Of course, as children, we thought Nan’s Christmas pudding was completely revolting – what child likes Christmas pudding?! None. Boiled dried fruit is actually a pretty strange dessert, and I actually loathe fruit cake…yet here I am praising the humble Christmas pud. I think as an adult it now just conjures a lot of festive memories, and the taste of brandy is definitely the stuff of Christmas nostalgia! I love how this recipe says ‘or more’ in regards to the brandy – ha! Glug glug glug. Nan’s Christmas brandy sauce is the perfect match to this pudding, which I think I will post separately, but the pudding definitely needs lashings and lashings of it. We are a brandy cream/sauce kind of family, whereas Matt’s family is a custard crew. Different horses for different courses, but custard is definitely the brandy cream’s lesser cousin if you ask me. One year Mum I think quadrupled the brandy quanitity for it and blew everyone’s socks off, it was like rocket fuel – wooooo!

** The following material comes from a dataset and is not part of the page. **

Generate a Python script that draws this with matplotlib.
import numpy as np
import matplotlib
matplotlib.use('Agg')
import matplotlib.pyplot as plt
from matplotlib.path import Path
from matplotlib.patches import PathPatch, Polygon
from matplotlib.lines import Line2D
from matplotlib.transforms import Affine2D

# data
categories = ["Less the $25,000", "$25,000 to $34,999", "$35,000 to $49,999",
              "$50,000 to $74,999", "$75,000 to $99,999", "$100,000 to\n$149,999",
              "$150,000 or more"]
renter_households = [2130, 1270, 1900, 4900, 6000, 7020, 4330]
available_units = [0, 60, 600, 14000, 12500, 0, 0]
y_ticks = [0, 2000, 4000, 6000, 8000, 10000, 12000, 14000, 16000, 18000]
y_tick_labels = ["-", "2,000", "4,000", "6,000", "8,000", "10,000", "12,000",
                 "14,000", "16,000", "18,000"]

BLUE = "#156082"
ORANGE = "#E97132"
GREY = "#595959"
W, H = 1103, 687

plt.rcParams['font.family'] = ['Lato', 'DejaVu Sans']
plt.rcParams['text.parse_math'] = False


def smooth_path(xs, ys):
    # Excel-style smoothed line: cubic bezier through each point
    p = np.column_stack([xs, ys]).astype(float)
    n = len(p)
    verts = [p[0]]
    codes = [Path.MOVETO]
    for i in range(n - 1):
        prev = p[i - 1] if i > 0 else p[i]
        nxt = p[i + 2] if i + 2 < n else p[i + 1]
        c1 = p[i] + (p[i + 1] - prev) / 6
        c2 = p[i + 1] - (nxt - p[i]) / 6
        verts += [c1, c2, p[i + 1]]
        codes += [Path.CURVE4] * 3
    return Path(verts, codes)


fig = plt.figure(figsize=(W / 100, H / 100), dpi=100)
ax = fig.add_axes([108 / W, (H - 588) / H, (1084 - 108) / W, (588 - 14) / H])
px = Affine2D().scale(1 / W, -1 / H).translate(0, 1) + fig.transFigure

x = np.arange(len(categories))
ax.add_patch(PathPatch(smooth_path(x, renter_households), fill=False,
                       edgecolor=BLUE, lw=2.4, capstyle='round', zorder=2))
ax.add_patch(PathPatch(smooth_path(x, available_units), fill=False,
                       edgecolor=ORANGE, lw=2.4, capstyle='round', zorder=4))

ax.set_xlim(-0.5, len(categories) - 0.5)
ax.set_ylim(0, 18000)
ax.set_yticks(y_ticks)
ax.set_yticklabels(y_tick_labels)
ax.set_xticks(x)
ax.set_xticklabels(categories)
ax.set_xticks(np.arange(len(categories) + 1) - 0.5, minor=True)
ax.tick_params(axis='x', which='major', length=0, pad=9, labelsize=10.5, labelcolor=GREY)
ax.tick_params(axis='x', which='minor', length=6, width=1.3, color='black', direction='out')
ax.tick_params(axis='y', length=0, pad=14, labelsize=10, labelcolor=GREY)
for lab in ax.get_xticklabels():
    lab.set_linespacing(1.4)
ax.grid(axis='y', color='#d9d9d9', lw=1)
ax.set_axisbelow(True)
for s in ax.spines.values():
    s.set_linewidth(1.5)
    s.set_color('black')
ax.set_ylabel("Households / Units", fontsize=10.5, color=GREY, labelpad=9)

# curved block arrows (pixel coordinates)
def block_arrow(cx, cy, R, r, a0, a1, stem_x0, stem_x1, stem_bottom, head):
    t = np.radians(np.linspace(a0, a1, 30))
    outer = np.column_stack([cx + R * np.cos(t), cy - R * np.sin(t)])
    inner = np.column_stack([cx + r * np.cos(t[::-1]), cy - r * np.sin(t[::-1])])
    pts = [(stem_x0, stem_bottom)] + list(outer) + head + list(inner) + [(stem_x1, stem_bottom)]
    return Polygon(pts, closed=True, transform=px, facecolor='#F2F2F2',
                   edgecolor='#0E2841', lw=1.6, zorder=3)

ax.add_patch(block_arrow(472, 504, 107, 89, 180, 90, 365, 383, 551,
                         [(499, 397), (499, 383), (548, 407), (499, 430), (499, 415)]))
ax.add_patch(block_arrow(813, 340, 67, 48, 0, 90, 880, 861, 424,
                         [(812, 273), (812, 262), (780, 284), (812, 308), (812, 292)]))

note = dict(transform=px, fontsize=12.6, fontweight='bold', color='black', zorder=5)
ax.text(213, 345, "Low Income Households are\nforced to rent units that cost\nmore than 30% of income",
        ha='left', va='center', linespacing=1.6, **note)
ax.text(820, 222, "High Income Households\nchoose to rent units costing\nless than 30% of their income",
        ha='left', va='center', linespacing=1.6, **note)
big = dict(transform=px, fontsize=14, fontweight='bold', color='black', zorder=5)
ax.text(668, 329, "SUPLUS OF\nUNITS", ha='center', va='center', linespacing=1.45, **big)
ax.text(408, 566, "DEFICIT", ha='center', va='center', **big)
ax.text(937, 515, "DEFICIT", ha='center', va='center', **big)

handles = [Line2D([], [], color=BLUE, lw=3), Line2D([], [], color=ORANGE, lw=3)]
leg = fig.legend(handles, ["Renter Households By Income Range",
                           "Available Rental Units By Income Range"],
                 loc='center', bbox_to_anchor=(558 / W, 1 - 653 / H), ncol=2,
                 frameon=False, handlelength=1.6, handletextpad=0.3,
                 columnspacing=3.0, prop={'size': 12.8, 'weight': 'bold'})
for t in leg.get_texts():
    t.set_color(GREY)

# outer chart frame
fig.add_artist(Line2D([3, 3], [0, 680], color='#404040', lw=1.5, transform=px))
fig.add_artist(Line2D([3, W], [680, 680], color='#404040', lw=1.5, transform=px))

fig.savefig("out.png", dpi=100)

Ahhhh, Christmas. Pudding bubbling on the stove, shopping lists a’plenty, wrapping presents after dark, baking special shows, pine tree scent wafting throughout the house. This may be just the very start of my illustrious pudding making career, so I’m trying not to fret too much if it doesn’t work out perfectly (or at all!) I’m sure I’ll have decades and decades to perfect it… But as the girls were helping me stir up the mixture after letting it sit overnight, I told them to make a Christmas wish. Something we entirely got from a Peppa-bloody-Pig Christmas book, but I liked the concept. They made their little wishes and they’re now bubbling away in that pudding on the stove. Perhaps this is a new Christmas tradition I’ll do with our girls, boiling their great-grandmother’s pudding recipe and ‘throwing’ their wishes into the bowl.
I hope all your Christmas pudding wishes come true. Extra, extra brandy and all.
upcoming treechanger says
I’m sure it will be great – it’s quite similar to my grandmother’s recipe, I make several every year. Although I use butter, rather than suet. Enjoy Christmas and your family! Melindi
Emma says
Yes I think the replacement for suet would be butter? Any type of fat, makes it deliciously decadent!
Anne@gritandgiggles says
I can’t recall what’s in our family pudding but we do the boil it then hang it out to dry version. The fruit is boiled then soaked the day before in brandy, with plenty of extra fruit soaked for all those fingers that reach into the pot for a taste test. Usually there are a couple and there are threpences and sixpences cooked into the Christmas day one. Served with brandy sauce, custard and icecream, depending on preferences. You get 5c and 10c pieces to replace you money finds in your pudding.
Emma says
Yes! We used to do coins, then buttons, but I didn’t put buttons in, maybe I should have?!